The reason I got into collecting for Intellivision was about 6 months ago my parents were wanting to get rid of stuff from their basement and asked if I wanted the old game systems my siblings and I had growing up. I jumped on it because I love playing games, I just haven't played on any of the older systems in a long time. They gave me an Atari 7800, great shape, bad power supply, I order a replacement and got it going. They also gave me a super video arcade. My parents bought this before I was born for my siblings and by the time I started playing games when I was young, it was all on the Atari 7800 then on to the NES.

 

I never really knew what the super video arcade was until I googled it and realized it was an Intellivision, sweet! Over the last 6 months, I've been working on it off and on as it has never been working. It would work for about 15 second then go to a black screen. I basically rebuilt the power supply board, still no luck. After doing that and it didn't work I kinda lost hope and ended up buying a "broken as/is" intellivison on ebay for parts but it actually ended up working, the cartridge slot just needed to be cleaned. So I've been using it for the past several months and buying games off ebay and found a few at my local shops and have been loving it.

 

I really wanted to to get my super video arcade working since its the original one to my family so I contacted pimpmaul69 and he helped try to troubleshoot it with me.
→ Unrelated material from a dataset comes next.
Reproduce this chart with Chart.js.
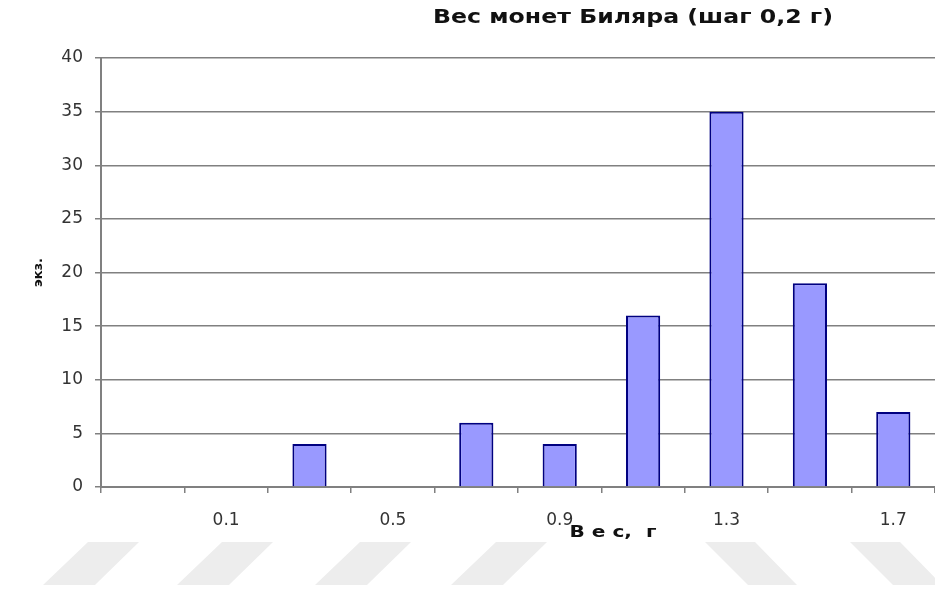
<!DOCTYPE html>
<html>
<head>
<meta charset="utf-8">
<script src="https://cdn.jsdelivr.net/npm/chart.js@4/dist/chart.umd.min.js"></script>
<style>
  html, body { margin: 0; padding: 0; background: #fff; }
  #wrap { width: 935px; height: 590px; position: relative; }
</style>
</head>
<body>
<div id="wrap"><canvas id="coins"></canvas></div>
<script>
// bins of 0.2 g, labelled by the bin centre
const weightLabels = ["-0.1", "0.1", "0.3", "0.5", "0.7", "0.9", "1.1", "1.3", "1.5", "1.7"];
const coinCounts = [0, 0, 4, 0, 6, 4, 16, 35, 19, 7];
const yTicks = [0, 5, 10, 15, 20, 25, 30, 35, 40];

const chartTitle = "Вес монет Биляра (шаг 0,2 г)";
const xTitle = "В е с,  г";
const yTitle = "экз.";

// light grey diagonal watermark band at the bottom of the picture
const stripes = {
  id: "stripes",
  beforeDraw(chart) {
    const ctx = chart.ctx;
    ctx.save();
    ctx.fillStyle = "#ededed";
    const top = 542, bot = 585;
    [88, 222, 360, 496].forEach((x) => {
      ctx.beginPath();
      ctx.moveTo(x, top);
      ctx.lineTo(x + 51, top);
      ctx.lineTo(x + 7, bot);
      ctx.lineTo(x - 45, bot);
      ctx.closePath();
      ctx.fill();
    });
    [705, 850].forEach((x) => {
      ctx.beginPath();
      ctx.moveTo(x, top);
      ctx.lineTo(x + 50, top);
      ctx.lineTo(x + 92, bot);
      ctx.lineTo(x + 43, bot);
      ctx.closePath();
      ctx.fill();
    });
    ctx.restore();
  },
};

// draw text stretched to a given width (the original picture is widened)
function wideText(ctx, text, cx, cy, width) {
  const w = ctx.measureText(text).width;
  ctx.save();
  ctx.translate(cx, cy);
  ctx.scale(width / w, 1);
  ctx.fillText(text, 0, 0);
  ctx.restore();
}

const labels = {
  id: "labels",
  afterDraw(chart) {
    const ctx = chart.ctx;
    ctx.save();
    ctx.fillStyle = "#111";
    ctx.textAlign = "center";
    ctx.textBaseline = "middle";
    ctx.font = "bold 20px 'DejaVu Sans'";
    wideText(ctx, chartTitle, 633, 18, 400);
    ctx.font = "bold 15px 'DejaVu Sans'";
    wideText(ctx, xTitle, 613, 533, 87);
    ctx.restore();
  },
};

new Chart(document.getElementById("coins"), {
  type: "bar",
  data: {
    labels: weightLabels,
    datasets: [
      {
        data: coinCounts,
        backgroundColor: "#9999ff",
        borderColor: "#000080",
        borderWidth: 2,
        barPercentage: 0.41,
        categoryPercentage: 1,
      },
    ],
  },
  options: {
    responsive: true,
    maintainAspectRatio: false,
    animation: false,
    layout: { padding: { top: 58, right: -3, bottom: 0, left: 0 } },
    plugins: {
      legend: { display: false },
      tooltip: { enabled: false },
      title: { display: false },
    },
    scales: {
      x: {
        afterFit: (scale) => { scale.height = 103; },
        grid: {
          drawOnChartArea: false,
          drawTicks: true,
          tickLength: 6,
          color: "#808080",
          lineWidth: 1.5,
        },
        border: { color: "#808080", width: 2 },
        ticks: {
          autoSkip: false,
          maxRotation: 0,
          padding: 17,
          color: "#333",
          font: { family: "'DejaVu Sans'", size: 17 },
          callback: (v, i) => (i % 2 === 1 ? weightLabels[i] : ""),
        },
      },
      y: {
        min: yTicks[0],
        max: yTicks[yTicks.length - 1],
        afterFit: (scale) => { scale.width = 101; },
        afterBuildTicks: (scale) => { scale.ticks = yTicks.map((v) => ({ value: v })); },
        grid: {
          color: "#808080",
          lineWidth: 1.5,
          tickLength: 6,
        },
        border: { color: "#808080", width: 2 },
        ticks: {
          padding: 12,
          color: "#333",
          font: { family: "'DejaVu Sans'", size: 17 },
        },
        title: {
          display: true,
          text: yTitle,
          color: "#111",
          font: { family: "'DejaVu Sans'", size: 13, weight: "bold" },
          padding: { top: 31, bottom: 0 },
        },
      },
    },
  },
  plugins: [stripes, labels],
});
</script>
</body>
</html>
I finally ended up taking the main board completely apart, removing all the shielding (what a pain) and ended up finding a couple of black places on the main board where it looked like it was burnt. Yikes!

 

The black places were under 2 transistors so I thought why not try and replace them, it doesn't work anyway and we'll see if I get lucky. I order the transistors last week and they got here yesterday, just replaced them and played burgertime for 15 minutes! Thats 14 minutes and 45 seconds longer than every time I've tried to play it before!

 

I'm excited that my super video arcade is finally working. I can't wait to continue my collection, I'm about half way to 125!

 

Just thought I'd share and thought someone on here would appreciate it.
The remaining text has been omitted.